Bien entendido que Manuel Azaña, a pesar de que le gustaba eso que se llama ‘vestir el cargo’, o sea, producirse en forma que impusiera respeto y algún distanciamiento, nunca hubiera accedido a celebrar esas reuniones con la prensa rodeándose de la pompa teatral de que se rodeaba más tarde el general De Gaulle en tales casos. No habría puesto al Gobierno en ‘silla de orquesta’ ni se hubiera hecho hacer ‘preguntas preparadas’ para su lucimiento, ni habría ordenado que le hicieran las preguntas todas juntas o, mejor dicho, una detrás de otra al comienzo de la reunión, a fin de que no se notase que se dejaba muchas sin contestar. Azaña las habría contestado absolutamente todas, por retorcidas y difíciles de contestar que fuesen.

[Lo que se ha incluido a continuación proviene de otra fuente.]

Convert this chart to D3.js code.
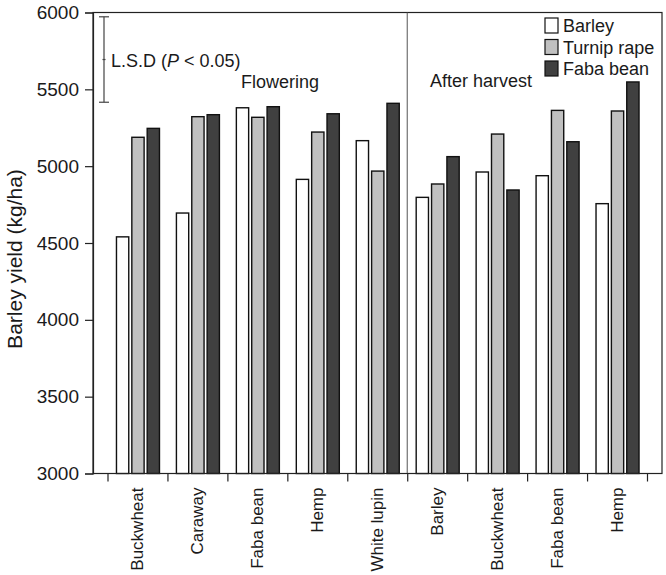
<!DOCTYPE html>
<html>
<head>
<meta charset="utf-8">
<script src="https://cdn.jsdelivr.net/npm/d3@7"></script>
<style>
  html, body { margin: 0; padding: 0; background: #fff; }
  svg { display: block; }
  text { font-family: Arial, "Liberation Sans", sans-serif; fill: #1a1a1a; }
</style>
</head>
<body>
<svg id="chart" width="666" height="575"></svg>
<script>
// ---- data ----
const categories = ["Buckwheat", "Caraway", "Faba bean", "Hemp", "White lupin",
                    "Barley", "Buckwheat", "Faba bean", "Hemp"];
const series = ["Barley", "Turnip rape", "Faba bean"];
const barleyValues = [4540, 4695, 5380, 4914, 5166, 4797, 4962, 4938, 4756];
const turnipValues = [5188, 5322, 5318, 5222, 4968, 4884, 5209, 5363, 5359];
const fabaValues   = [5246, 5335, 5387, 5341, 5409, 5062, 4845, 5159, 5548];
const yTicks = [3000, 3500, 4000, 4500, 5000, 5500, 6000];
const lsdRange = [5416, 5972];
const colors = ["#ffffff", "#c0c0c0", "#404040"];

const valuesBySeries = [barleyValues, turnipValues, fabaValues];

// ---- layout ----
const svg = d3.select("#chart");
const pLeft = 93, pRight = 662, pTop = 12.5, pBottom = 473.5;

const y = d3.scaleLinear().domain([3000, 6000]).range([pBottom, pTop]);
const xB = d3.scaleLinear().domain([0, 9]).range([107.5, 647]);
const inner = d3.scaleBand().domain(series).range([-21, 22]).paddingInner(0.2);

// frame
svg.append("rect")
  .attr("x", pLeft).attr("y", pTop)
  .attr("width", pRight - pLeft).attr("height", pBottom - pTop)
  .attr("fill", "none").attr("stroke", "#222").attr("stroke-width", 1.2);

// divider between Flowering and After harvest
svg.append("line")
  .attr("x1", xB(5)).attr("x2", xB(5))
  .attr("y1", pTop).attr("y2", pBottom)
  .attr("stroke", "#555").attr("stroke-width", 1);

// bars
const barData = [];
categories.forEach((c, i) => {
  series.forEach((s, j) => {
    barData.push({i, s, j, v: valuesBySeries[j][i]});
  });
});
svg.append("g").selectAll("rect").data(barData).join("rect")
  .attr("x", d => xB(d.i + 0.5) + inner(d.s))
  .attr("width", inner.bandwidth())
  .attr("y", d => y(d.v))
  .attr("height", d => y(3000) - y(d.v))
  .attr("fill", d => colors[d.j])
  .attr("stroke", "#111").attr("stroke-width", 1.4);

// y axis
const yAxis = svg.append("g").attr("transform", `translate(${pLeft},0)`)
  .call(d3.axisLeft(y).tickValues(yTicks).tickSize(8).tickPadding(6).tickFormat(d3.format("d")));
yAxis.select(".domain").attr("stroke", "#222").attr("stroke-width", 1.2);
yAxis.selectAll(".tick line").attr("stroke", "#222").attr("stroke-width", 1.2);
yAxis.selectAll("text").attr("font-size", 19).attr("fill", "#1a1a1a")
  .style("font-family", "Arial, 'Liberation Sans', sans-serif");

// x axis: ticks at category boundaries
const xAxis = svg.append("g").attr("transform", `translate(0,${pBottom})`)
  .call(d3.axisBottom(xB).tickValues(d3.range(0, 10)).tickSize(8).tickFormat(""));
xAxis.select(".domain").remove();
xAxis.selectAll(".tick line").attr("stroke", "#222").attr("stroke-width", 1.2);
svg.append("line").attr("x1", pLeft).attr("x2", pRight).attr("y1", pBottom).attr("y2", pBottom)
  .attr("stroke", "#222").attr("stroke-width", 1.2);

// x labels
svg.append("g").selectAll("text").data(categories).join("text")
  .attr("transform", (d, i) => `translate(${xB(i + 0.5)},${pBottom + 14}) rotate(-90)`)
  .attr("text-anchor", "end")
  .attr("dy", "0.35em")
  .attr("font-size", 17)
  .text(d => d);

// y title
svg.append("text")
  .attr("transform", `translate(22,259) rotate(-90)`)
  .attr("text-anchor", "middle")
  .attr("font-size", 21)
  .text("Barley yield (kg/ha)");

// LSD bar
const lsdX = 104;
const lsd = svg.append("g").attr("stroke", "#444").attr("stroke-width", 1.2);
lsd.append("line").attr("x1", lsdX).attr("x2", lsdX).attr("y1", y(lsdRange[0])).attr("y2", y(lsdRange[1]));
lsd.append("line").attr("x1", lsdX - 5).attr("x2", lsdX + 5).attr("y1", y(lsdRange[0])).attr("y2", y(lsdRange[0]));
lsd.append("line").attr("x1", lsdX - 5).attr("x2", lsdX + 5).attr("y1", y(lsdRange[1])).attr("y2", y(lsdRange[1]));
lsd.append("line").attr("x1", lsdX - 1.5).attr("x2", lsdX + 1.5)
  .attr("y1", y((lsdRange[0] + lsdRange[1]) / 2)).attr("y2", y((lsdRange[0] + lsdRange[1]) / 2));

const lsdText = svg.append("text").attr("x", 111).attr("y", 66.5).attr("font-size", 18);
lsdText.append("tspan").text("L.S.D (");
lsdText.append("tspan").attr("font-style", "italic").text("P");
lsdText.append("tspan").text(" < 0.05)");

svg.append("text").attr("x", 241).attr("y", 87.5).attr("font-size", 18).text("Flowering");
svg.append("text").attr("x", 430).attr("y", 86.5).attr("font-size", 18).text("After harvest");

// legend
const leg = svg.append("g");
series.forEach((s, j) => {
  const cy = 25.5 + j * 21.5;
  leg.append("rect").attr("x", 545).attr("y", cy - 7.5).attr("width", 13).attr("height", 15)
    .attr("fill", colors[j]).attr("stroke", "#111").attr("stroke-width", 1.2);
  leg.append("text").attr("x", 563).attr("y", cy + 6.5).attr("font-size", 18).text(s);
});
</script>
</body>
</html>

También es posible que no hubiera accedido a esa clase de reuniones, por estimar que, como intermediarios entre un hombre de Gobierno y su pueblo, ya están los diputados y que es a ellos más que a la prensa a quienes un político debe toda clase de explicaciones. El papel de la prensa, y en su tiempo de la radio, es el de dar después a conocer al pueblo ese diálogo que entonces en España —como sigue ocurriendo hoy en la Cámara de los Comunes— era constante, casi a diario y no estaba sometido a reglamentos que prescriben un orden del día rígido y marcado con anticipación. Si había cuestiones palpitantes, podía abrirse debate sobre ellas en el acto.
Azaña no hacía concesiones a la prensa ni ‘pasaba jabón’ a los periodistas. Por ese motivo a muchos les caía antipático. Es posible que si yo le hubiera conocido siendo ya periodista, y no antes como le conocí, tampoco hubiéramos llegado a ser amigos. Me habría parecido tan antipático e intratable como a muchos de mis compañeros.